Dr. Raymond Rodriguez

Director of the Center of Excellence in Nutritional Genomics at the University of California, Davis

Building 003 Auditorium
January 23, 2008
10:30 AM



Dr. Rodriguez is a Professor in the Section of Molecular & Cellular Biology and Director of the Center of Excellence in Nutritional Genomics at the University of California, Davis. After receiving his Ph.D. at the University of California, Santa Cruz in 1974, he was an A.P. Giannini Foundation Postdoctoral Fellow in the laboratory of Herbert W. Boyer at UC San Francisco Medical Center. While at UCSF, Dr. Rodriguez developed molecular cloning technologies that now serve as the foundation of the modern biotechnology industry.

Dr. Rodriguez joined the faculty at the UC Davis in 1977 and is actively involved in research and teaching at the undergraduate and graduate level. In 1988, Dr. Rodriguez was a Distinguished Visiting Professor in the International Center for Biotechnology at Osaka University, Japan, and in 1991, he was a Visiting Scientist with the Human Genome Project at the Lawrence Livermore National Laboratory. From 1989 to 1992, Dr. Rodriguez founded and chaired the International Rice Genome Organization - a group that helped establish the framework for the sequencing of the rice genome.

In 2000, Dr. Rodriguez co-founded the Laboratory for High Performance Computing and Informatics in the Section of Molecular & Cellular Biology at UC Davis and in 2003 he became director of the NIH Center of Excellence for Nutritional Genomics. Dr. Rodriguez is a member of numerous scientific organizations and committees and he has served as an advisor to the NIH since 1988.

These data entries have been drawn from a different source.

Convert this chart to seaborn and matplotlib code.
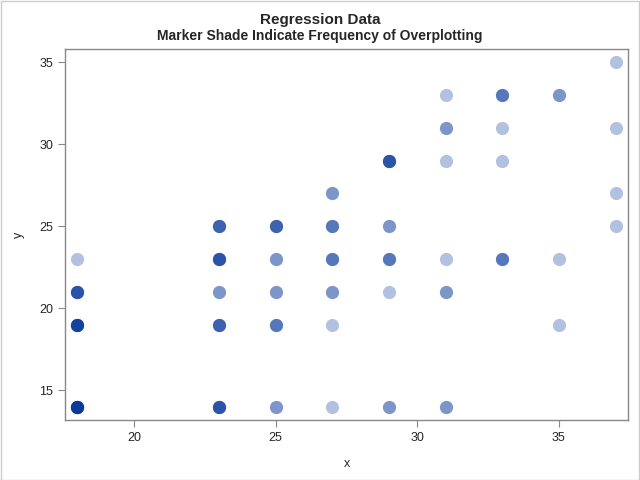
import numpy as np
import pandas as pd
import matplotlib
matplotlib.use("Agg")
import matplotlib.pyplot as plt
import seaborn as sns

# points and how many observations sit on each one
x_vals = [18, 18, 18, 18,
          23, 23, 23, 23, 23,
          25, 25, 25, 25, 25,
          27, 27, 27, 27, 27, 27,
          29, 29, 29, 29, 29,
          31, 31, 31, 31, 31, 31,
          33, 33, 33, 33,
          35, 35, 35,
          37, 37, 37, 37]
y_vals = [23, 21, 19, 14,
          25, 23, 21, 19, 14,
          25, 23, 21, 19, 14,
          27, 25, 23, 21, 19, 14,
          29, 25, 23, 21, 14,
          33, 31, 29, 23, 21, 14,
          33, 31, 29, 23,
          33, 23, 19,
          35, 31, 27, 25]
counts = [1, 5, 7, 9,
          4, 5, 2, 4, 5,
          4, 2, 2, 3, 2,
          2, 3, 3, 2, 1, 1,
          5, 2, 3, 1, 2,
          1, 2, 1, 1, 2, 2,
          3, 1, 1, 3,
          2, 1, 1,
          1, 1, 1, 1]

df = pd.DataFrame({
    "x": np.repeat(x_vals, counts),
    "y": np.repeat(y_vals, counts),
})

sns.set_style("white")
plt.rcParams["font.family"] = ["Liberation Sans Narrow", "Liberation Sans", "DejaVu Sans"]

fig = plt.figure(figsize=(6.4, 4.8), dpi=100)
ax = fig.add_axes([0.1016, 0.125, 0.8797, 0.773])

sns.scatterplot(data=df, x="x", y="y", ax=ax, color="#003399",
                alpha=0.3, s=90, linewidth=0)

ax.set_xlim(17.56, 37.44)
ax.set_ylim(13.2, 35.8)
ax.set_xticks([20, 25, 30, 35])
ax.set_yticks([15, 20, 25, 30, 35])
ax.set_xlabel("x", fontsize=9, labelpad=10)
ax.set_ylabel("y", fontsize=9, labelpad=10)
ax.tick_params(axis="both", direction="out", length=5, width=0.8,
               color="#888888", labelsize=9, bottom=True, left=True)
for sp in ax.spines.values():
    sp.set_color("#888888")
    sp.set_linewidth(1)

fig.text(0.5, 0.958, "Regression Data", ha="center", va="center",
         fontsize=11, fontweight="bold")
fig.text(0.5, 0.924, "Marker Shade Indicate Frequency of Overplotting",
         ha="center", va="center", fontsize=10, fontweight="bold")

fig.patches.append(plt.Rectangle((0.001, 0.001), 0.997, 0.997,
                                 transform=fig.transFigure, fill=False,
                                 edgecolor="#cccccc", linewidth=1))

plt.savefig("out.png", dpi=100)
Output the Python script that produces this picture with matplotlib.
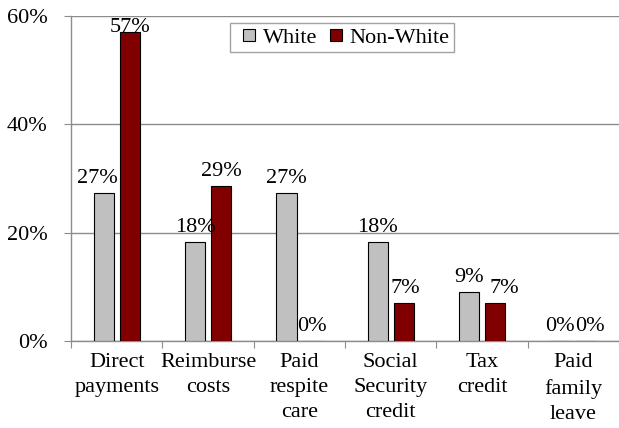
import matplotlib
matplotlib.use("Agg")
import matplotlib.pyplot as plt
from matplotlib.lines import Line2D
import numpy as np

categories = ["Direct\npayments", "Reimburse\ncosts", "Paid\nrespite\ncare",
              "Social\nSecurity\ncredit", "Tax\ncredit", "Paid\nfamily\nleave"]
white = [27.3, 18.2, 27.3, 18.2, 9.1, 0.0]
non_white = [57.1, 28.6, 0.0, 7.1, 7.1, 0.0]
series_names = ["White", "Non-White"]
series_colors = ["#C0C0C0", "#800000"]
y_ticks = [0, 20, 40, 60]

# small sideways nudges (pixels) that keep neighbouring value labels apart
white_nudge = [-6, 0, 0, 0, 0, 0]
non_white_nudge = [0, 0, 0, 2, 9, 4]

plt.rcParams["font.family"] = ["Liberation Serif", "DejaVu Serif"]
FS = 16

fig = plt.figure(figsize=(6.19, 4.28), dpi=100)
ax = fig.add_axes([0.115, 0.2033, 0.885, 0.7593])

x = np.arange(len(categories))
w = 0.22
off = 0.142
b1 = ax.bar(x - off, white, w, color=series_colors[0], edgecolor="black",
            linewidth=0.8, zorder=3)
b2 = ax.bar(x + off, non_white, w, color=series_colors[1], edgecolor="black",
            linewidth=0.8, zorder=3)

ymax = 60
gap = 1.85      # data units between bar top and label baseline
cap = 2.9       # room a label needs below the top of the plot
for bars, vals, nudges in ((b1, white, white_nudge), (b2, non_white, non_white_nudge)):
    for rect, v, dx in zip(bars, vals, nudges):
        y = min(v + gap, ymax - cap)
        ax.annotate(f"{v:.0f}%", (rect.get_x() + rect.get_width() / 2, y),
                    xytext=(dx * 0.72, 0), textcoords="offset points",
                    ha="center", va="baseline", fontsize=FS, zorder=4)

ax.set_xlim(-0.5, len(categories) - 0.5)
ax.set_ylim(0, ymax)
ax.set_yticks(y_ticks)
ax.set_yticklabels([f"{t}%" for t in y_ticks], fontsize=FS)
ax.yaxis.grid(True, color="#8c8c8c", linewidth=1.0, zorder=0)
ax.set_axisbelow(True)

# category boundaries carry the tick marks, labels sit at the centers
ax.set_xticks(np.arange(len(categories) + 1) - 0.5)
ax.set_xticklabels([])
ax.set_xticks(x, minor=True)
ax.set_xticklabels(categories, minor=True, fontsize=FS, linespacing=1.42)
ax.tick_params(axis="x", which="minor", length=0, pad=9)
ax.tick_params(axis="x", which="major", length=5, color="#8c8c8c", direction="out")
ax.tick_params(axis="y", length=5, color="#8c8c8c", pad=12)

for s in ("top", "right"):
    ax.spines[s].set_visible(False)
for s in ("left", "bottom"):
    ax.spines[s].set_color("#8c8c8c")
    ax.spines[s].set_linewidth(1.0)

handles = [Line2D([], [], linestyle="none", marker="s", markersize=9,
                  markerfacecolor=c, markeredgecolor="black", markeredgewidth=0.8)
           for c in series_colors]
leg = ax.legend(handles, series_names, loc="upper left", bbox_to_anchor=(0.29, 0.98),
                ncol=2, fontsize=FS, frameon=True, fancybox=False,
                handlelength=1.35, handletextpad=-0.07, columnspacing=0.15,
                borderpad=0.2, borderaxespad=0)
leg.get_frame().set_edgecolor("#8c8c8c")
leg.get_frame().set_linewidth(1.0)

fig.savefig("out.png", dpi=100)
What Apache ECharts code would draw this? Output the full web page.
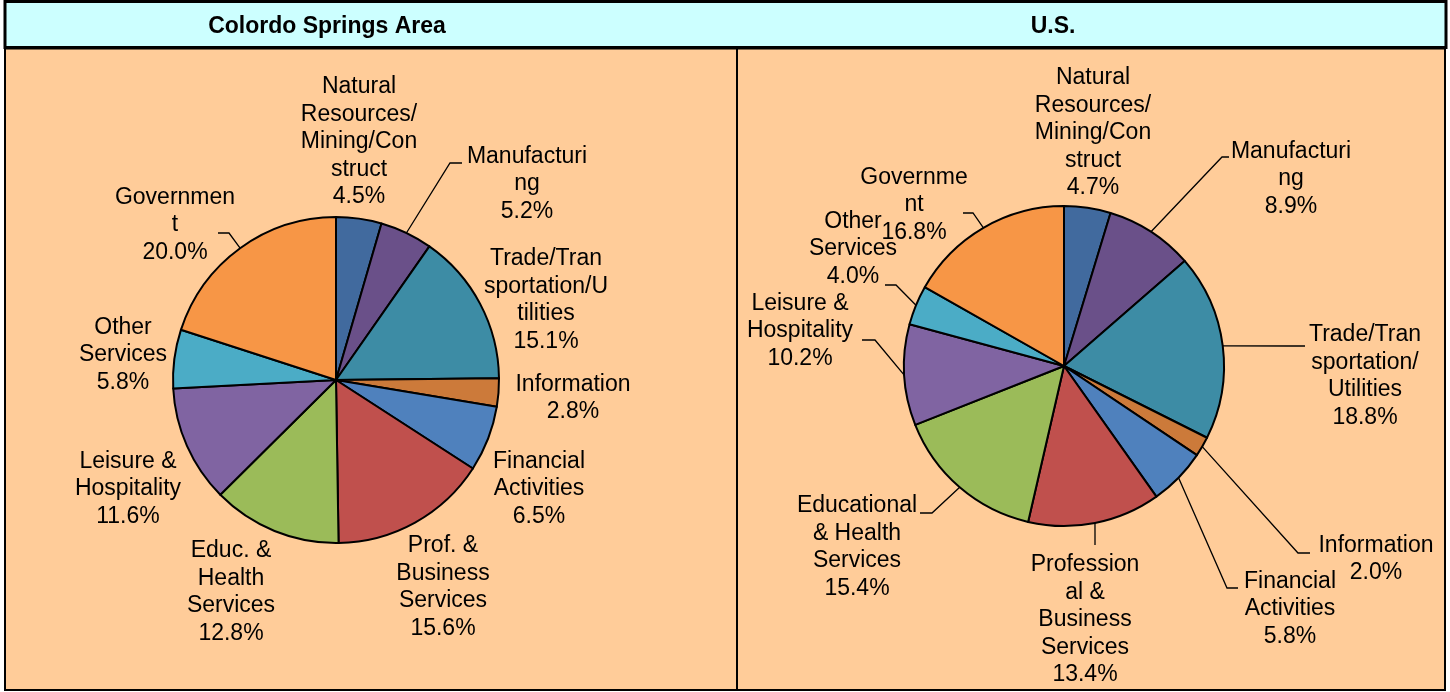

He has published numerous articles and books on molecular biology and biotechnology and currently holds 16 U.S. patents. His latest book is, Nutritional Genomics: Discovering the Path to Personalized Nutrition (J. Kaput and R.L. Rodriguez, eds. Wiley & Sons, 2006). In 1993, Dr. Rodriguez founded Ventria Bioscience Inc., a privately held California-based biotechnology company manufacturing disease-fighting therapeutic and nutritional proteins from plants. His current research focus is nutritional epigenomics or the study of how plant-based dietary factors alter human gene activity by chromatin modification.